--- Set problem ---
Search the data below for the word "this" and copy each line that holds it.

--- Stored data ---
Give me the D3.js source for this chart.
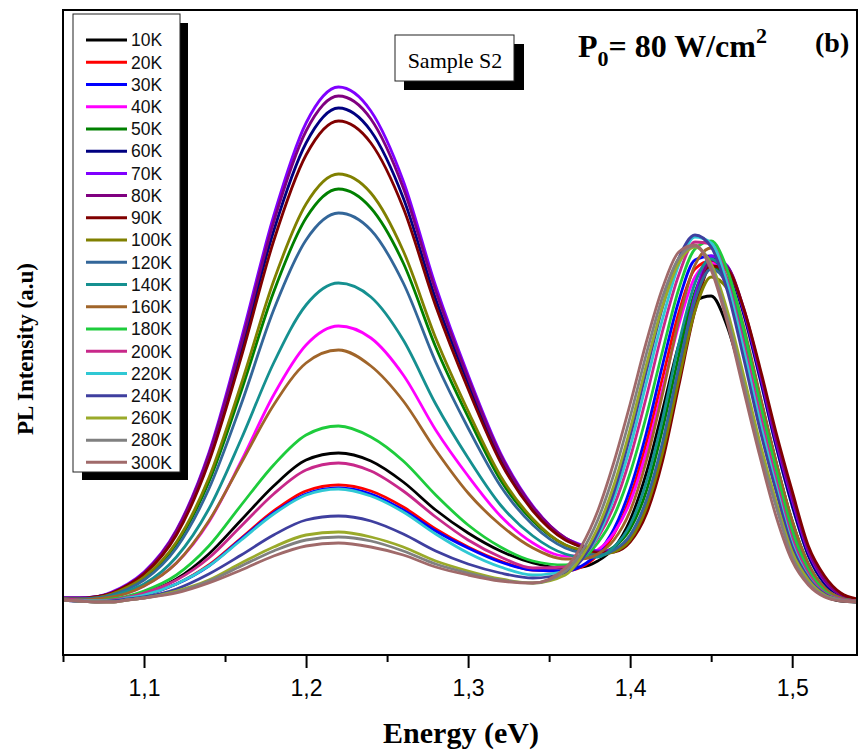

---

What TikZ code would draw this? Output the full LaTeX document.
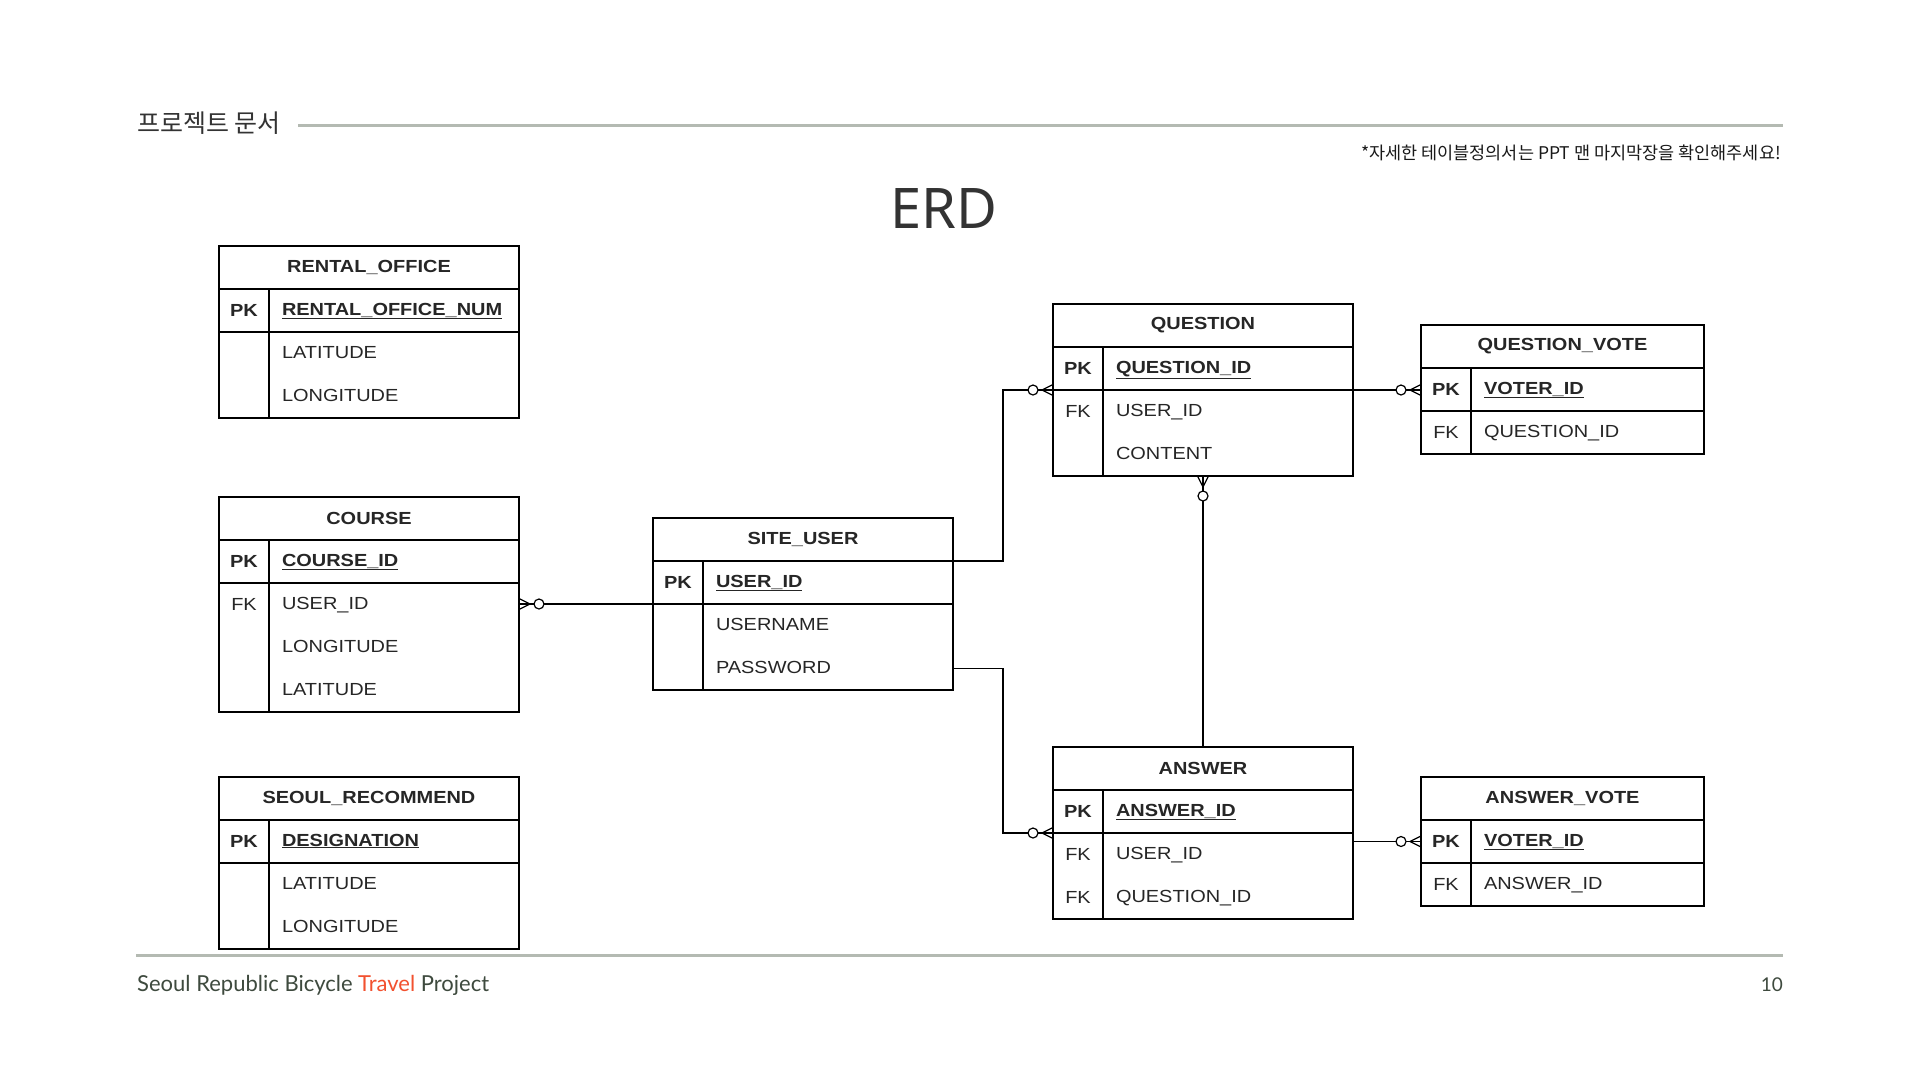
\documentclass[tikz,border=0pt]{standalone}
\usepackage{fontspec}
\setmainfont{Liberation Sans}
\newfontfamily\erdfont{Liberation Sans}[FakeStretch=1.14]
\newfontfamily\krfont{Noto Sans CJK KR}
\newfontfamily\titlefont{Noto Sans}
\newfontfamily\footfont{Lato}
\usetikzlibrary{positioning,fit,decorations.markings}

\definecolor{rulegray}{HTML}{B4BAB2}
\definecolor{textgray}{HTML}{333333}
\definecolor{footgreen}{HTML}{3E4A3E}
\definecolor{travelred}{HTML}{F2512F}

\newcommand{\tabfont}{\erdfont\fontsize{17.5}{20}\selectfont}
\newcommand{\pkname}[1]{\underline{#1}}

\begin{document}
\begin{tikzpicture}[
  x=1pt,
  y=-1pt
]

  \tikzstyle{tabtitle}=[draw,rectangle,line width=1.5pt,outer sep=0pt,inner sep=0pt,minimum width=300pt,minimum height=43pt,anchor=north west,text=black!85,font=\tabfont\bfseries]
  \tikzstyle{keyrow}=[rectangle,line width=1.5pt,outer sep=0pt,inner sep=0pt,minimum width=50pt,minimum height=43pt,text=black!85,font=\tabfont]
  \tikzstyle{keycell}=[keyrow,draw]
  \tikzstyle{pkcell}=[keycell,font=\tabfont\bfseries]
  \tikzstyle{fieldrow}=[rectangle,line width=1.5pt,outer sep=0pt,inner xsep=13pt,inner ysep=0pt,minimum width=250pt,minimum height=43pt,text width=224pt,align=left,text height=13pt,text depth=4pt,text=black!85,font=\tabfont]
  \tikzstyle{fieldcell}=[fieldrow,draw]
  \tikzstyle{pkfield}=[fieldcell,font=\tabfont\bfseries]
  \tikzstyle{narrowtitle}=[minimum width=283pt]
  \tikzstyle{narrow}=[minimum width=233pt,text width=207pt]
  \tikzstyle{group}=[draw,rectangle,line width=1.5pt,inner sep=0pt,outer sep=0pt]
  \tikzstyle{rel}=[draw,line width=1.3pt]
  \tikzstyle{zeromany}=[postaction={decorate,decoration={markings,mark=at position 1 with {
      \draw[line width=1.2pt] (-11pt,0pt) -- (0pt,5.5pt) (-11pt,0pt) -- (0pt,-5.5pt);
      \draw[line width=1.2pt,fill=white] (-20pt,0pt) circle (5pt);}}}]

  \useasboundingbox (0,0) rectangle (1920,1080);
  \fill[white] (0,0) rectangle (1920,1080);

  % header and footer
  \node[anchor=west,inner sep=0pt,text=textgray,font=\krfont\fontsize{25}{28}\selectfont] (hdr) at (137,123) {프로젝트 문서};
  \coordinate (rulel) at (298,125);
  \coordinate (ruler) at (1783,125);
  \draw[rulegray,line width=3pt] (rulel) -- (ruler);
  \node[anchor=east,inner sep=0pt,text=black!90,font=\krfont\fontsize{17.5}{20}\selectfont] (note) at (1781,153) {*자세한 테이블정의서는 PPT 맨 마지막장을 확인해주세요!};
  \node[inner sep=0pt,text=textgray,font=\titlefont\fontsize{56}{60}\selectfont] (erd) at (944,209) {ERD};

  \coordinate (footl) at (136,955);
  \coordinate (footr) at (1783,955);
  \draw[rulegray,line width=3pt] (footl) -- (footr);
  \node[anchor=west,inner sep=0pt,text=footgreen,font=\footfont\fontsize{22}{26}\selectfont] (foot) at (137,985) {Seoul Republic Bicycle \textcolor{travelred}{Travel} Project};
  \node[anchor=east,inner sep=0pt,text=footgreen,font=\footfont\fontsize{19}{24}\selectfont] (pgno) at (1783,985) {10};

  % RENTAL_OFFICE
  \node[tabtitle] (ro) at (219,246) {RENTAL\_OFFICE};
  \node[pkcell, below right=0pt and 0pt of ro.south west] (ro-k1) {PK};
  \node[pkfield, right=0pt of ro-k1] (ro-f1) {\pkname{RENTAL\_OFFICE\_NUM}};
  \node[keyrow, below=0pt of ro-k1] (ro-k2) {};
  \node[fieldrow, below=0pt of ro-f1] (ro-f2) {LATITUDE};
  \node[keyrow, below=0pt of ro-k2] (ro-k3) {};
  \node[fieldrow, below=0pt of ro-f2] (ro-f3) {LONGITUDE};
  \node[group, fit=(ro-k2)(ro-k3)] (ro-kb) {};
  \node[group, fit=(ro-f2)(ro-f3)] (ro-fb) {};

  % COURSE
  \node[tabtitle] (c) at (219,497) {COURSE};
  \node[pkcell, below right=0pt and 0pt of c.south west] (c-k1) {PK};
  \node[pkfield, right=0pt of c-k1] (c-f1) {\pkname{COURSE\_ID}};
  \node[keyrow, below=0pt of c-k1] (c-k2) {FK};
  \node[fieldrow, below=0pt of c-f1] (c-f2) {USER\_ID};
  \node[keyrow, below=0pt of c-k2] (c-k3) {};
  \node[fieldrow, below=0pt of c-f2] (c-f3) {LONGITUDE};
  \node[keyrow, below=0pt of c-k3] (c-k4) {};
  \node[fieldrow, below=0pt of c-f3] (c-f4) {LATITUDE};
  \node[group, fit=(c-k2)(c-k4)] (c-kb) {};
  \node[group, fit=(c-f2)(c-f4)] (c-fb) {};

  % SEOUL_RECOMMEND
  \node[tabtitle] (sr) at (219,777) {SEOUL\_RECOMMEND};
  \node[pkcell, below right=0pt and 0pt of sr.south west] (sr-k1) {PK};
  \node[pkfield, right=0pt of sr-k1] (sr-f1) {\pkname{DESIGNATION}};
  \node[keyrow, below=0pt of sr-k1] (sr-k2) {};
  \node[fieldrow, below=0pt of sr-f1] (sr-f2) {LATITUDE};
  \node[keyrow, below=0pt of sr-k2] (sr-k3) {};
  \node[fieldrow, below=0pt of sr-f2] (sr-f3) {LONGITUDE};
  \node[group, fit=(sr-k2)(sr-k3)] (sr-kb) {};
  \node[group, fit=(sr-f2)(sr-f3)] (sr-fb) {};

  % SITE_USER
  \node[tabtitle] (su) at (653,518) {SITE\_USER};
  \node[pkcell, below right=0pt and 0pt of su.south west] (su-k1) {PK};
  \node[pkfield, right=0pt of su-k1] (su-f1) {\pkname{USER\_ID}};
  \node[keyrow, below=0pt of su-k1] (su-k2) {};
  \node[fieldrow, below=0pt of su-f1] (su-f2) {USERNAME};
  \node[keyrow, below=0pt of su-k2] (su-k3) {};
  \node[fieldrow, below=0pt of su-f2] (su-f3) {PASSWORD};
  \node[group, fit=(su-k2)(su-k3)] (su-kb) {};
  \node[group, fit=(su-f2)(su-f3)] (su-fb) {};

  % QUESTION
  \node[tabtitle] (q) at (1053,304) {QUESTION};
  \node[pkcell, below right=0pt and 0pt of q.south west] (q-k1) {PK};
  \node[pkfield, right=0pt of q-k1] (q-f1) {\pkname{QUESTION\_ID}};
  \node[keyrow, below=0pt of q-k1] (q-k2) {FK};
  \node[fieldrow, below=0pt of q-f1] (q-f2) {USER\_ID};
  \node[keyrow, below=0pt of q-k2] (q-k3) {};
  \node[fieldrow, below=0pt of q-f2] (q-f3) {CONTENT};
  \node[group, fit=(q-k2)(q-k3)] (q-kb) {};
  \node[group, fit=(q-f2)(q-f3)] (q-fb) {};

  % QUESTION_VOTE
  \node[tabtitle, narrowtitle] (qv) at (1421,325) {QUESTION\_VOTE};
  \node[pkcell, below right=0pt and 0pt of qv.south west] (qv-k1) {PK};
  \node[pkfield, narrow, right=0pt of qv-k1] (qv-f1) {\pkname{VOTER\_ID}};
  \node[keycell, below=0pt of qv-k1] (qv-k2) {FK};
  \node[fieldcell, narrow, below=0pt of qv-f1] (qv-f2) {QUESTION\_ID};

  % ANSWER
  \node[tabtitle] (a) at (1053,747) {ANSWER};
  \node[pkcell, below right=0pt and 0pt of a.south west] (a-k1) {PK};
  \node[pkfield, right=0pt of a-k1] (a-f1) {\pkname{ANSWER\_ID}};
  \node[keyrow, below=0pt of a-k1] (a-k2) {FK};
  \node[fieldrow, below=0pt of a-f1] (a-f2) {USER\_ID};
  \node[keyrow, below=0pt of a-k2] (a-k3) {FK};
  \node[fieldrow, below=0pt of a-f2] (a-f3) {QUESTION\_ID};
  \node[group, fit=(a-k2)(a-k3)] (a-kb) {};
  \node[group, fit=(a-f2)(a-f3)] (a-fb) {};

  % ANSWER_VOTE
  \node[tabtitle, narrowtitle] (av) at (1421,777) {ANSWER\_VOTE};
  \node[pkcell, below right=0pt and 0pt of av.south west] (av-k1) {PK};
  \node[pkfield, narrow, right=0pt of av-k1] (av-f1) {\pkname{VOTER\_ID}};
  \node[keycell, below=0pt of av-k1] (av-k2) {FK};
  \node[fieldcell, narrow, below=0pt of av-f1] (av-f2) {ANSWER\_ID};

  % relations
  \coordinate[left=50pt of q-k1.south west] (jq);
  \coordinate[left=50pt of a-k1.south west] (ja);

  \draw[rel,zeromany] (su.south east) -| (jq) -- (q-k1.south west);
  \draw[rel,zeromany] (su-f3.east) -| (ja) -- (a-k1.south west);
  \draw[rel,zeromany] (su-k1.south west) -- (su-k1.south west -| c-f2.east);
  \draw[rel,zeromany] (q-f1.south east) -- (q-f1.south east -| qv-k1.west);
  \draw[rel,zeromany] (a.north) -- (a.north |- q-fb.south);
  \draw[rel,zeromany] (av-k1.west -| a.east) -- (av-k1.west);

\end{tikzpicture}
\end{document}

--- The reply ---
Give me the D3.js source for this chart.
What TikZ code would draw this? Output the full LaTeX document.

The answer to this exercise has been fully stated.